A picture of longevity ... 109-year-old Stella Tinaibolaimacuata outside her home at Viriqilai Village, Macuata.
Even though the Fiji newspapers are now running soft stories, some of them are interesting. (The journalist got into trouble with the military censors last week for running a story about violence in Labasa so I guess now Theresa is being cautious.) One article today is about an elderly lady with a heart that does not wear out. She lives in Macuata in the Sasa district west of Labasa (in the hills near Seaqaqa). A few days ago there was another story about a woman in Macuata who was 105. Is there a competition going on? I asked Peceli why some women from the Seaqaqa area live so long and he said - they don't have stress, they have a loving family, they eat very basic meals of fresh vegetables and fish and keep away from city lights. Okay, fair enough.
Here is the story by Theresa:
Old is goldBy THERESA RALOGAIVAU
Monday, May 18, 2009
AT 109, Stella Lewaca Tinaibolaimacuata has a great sense of humour, a lively attitude towards life and is an inspiration to the young and old in her village. Mrs Tinaibolaimacuata of Viriqilai Village in Sasa district, Macuata, was not surprised when the Fiji Times visited her secluded village outside Labasa on Saturday.
Her crinkly eyes lit up when the team arrived and she sat up from where she lay singing a lullaby to her great, great granddaughter.
She then walked outside with the aid of a walking stick, picked some bele for the evening meal and laughed at the repeated clicks of the camera. "Sa se'a tina a heku i aba (plenty pictures of me)," she said.
The centenarian remembers she was born the same year the Nabala Catholic School in Macuata was established. The school held its centennial celebrations in 2001, which also marked her 100th birthday.
She may be the oldest person in Fiji and one of the oldest in the Pacific region, but that carries little weight for the cheerful grandmother, who still goes out fishing for malea (tilapia) from the river that runs by the village. She said she still wants to contribute to the family's daily meals and help with the chores.
On any given day, according to the villagers, Mrs Tinaibolaimacuata can be seen with a knife in hand weeding around the compound or washing at the river. Every now and then she cooks a meal and babysits her great grandchildren's kids. She finds it very hard to just lie down and wait for the hours to go by. Aside from a slight hearing impediment, she still reads without the aid of glasses and has an unfaltering memory.
This is evident by the ease with which she remembers the names of great grandchildren, relatives and friends. Mrs Tinaibolaimacuata, the fourth eldest in a family of 10 siblings, has survived two husbands, bore seven children, two of whom have died, and has about 100 grandchildren, great grandchildren and great, great grandchildren in all.

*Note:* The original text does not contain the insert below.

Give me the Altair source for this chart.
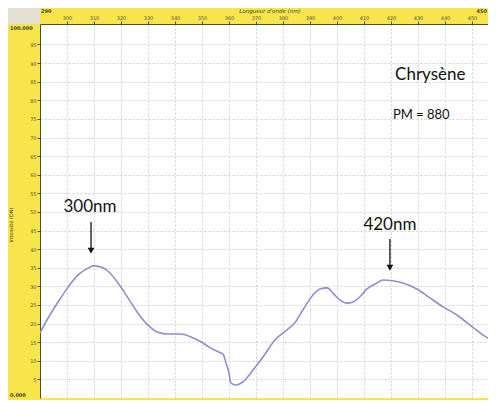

She stated her secret to longevity is simply putting God first in everything she does. That and a heavy reliance on local fresh food like bele and less of the processed variety, drinking lots of water, laughing often, forgiving others, having a good heart, brushing aside anger and praying often. She said she tries to emulate her favourite person Mother Mary who stood by the cross and watched her son die.
Her grandson Lino Seru, 65, said his grandmother, a Catholic, can be heard reciting the rosary from when the cock crows until sunrise. And many times late at night a rustling sound in the dark and the smell of tobacco lets everyone know their favourite granny is enjoying one of her suki (Fijian tobacco) sessions. "She just loves her suki and this is a habit she has not been able to leave since she was a young woman," Mr Seru said. "When we go to town she'll remind us to buy some suki and because we know this is something she loves, we always do."
At one of these sessions, suki in hand, she regaled everyone with a funny memory from the past when she was out to catch prawns and slipped down a slope. At her age, Mrs Tinaibolaimacuata said she has a lot to be thankful for, for being allowed to live a long life to see many of her generations grow up, for not suffering from any sickness and being allowed more time to prepare for the afterlife.
I also notice that the Fiji Daily Post are running soft stories, including some nostalgia. (A brief article about the recent arrest of Lasaru and the caution to the Methodist Church looked like a handout.) Three interesting posts in the Fiji Daily Post are about Nausori town in the old days when there was a CSR mill there and barracks. Frank Shaw wrote the articles. They can be found by doing a google search for 'Nausori mon amour'.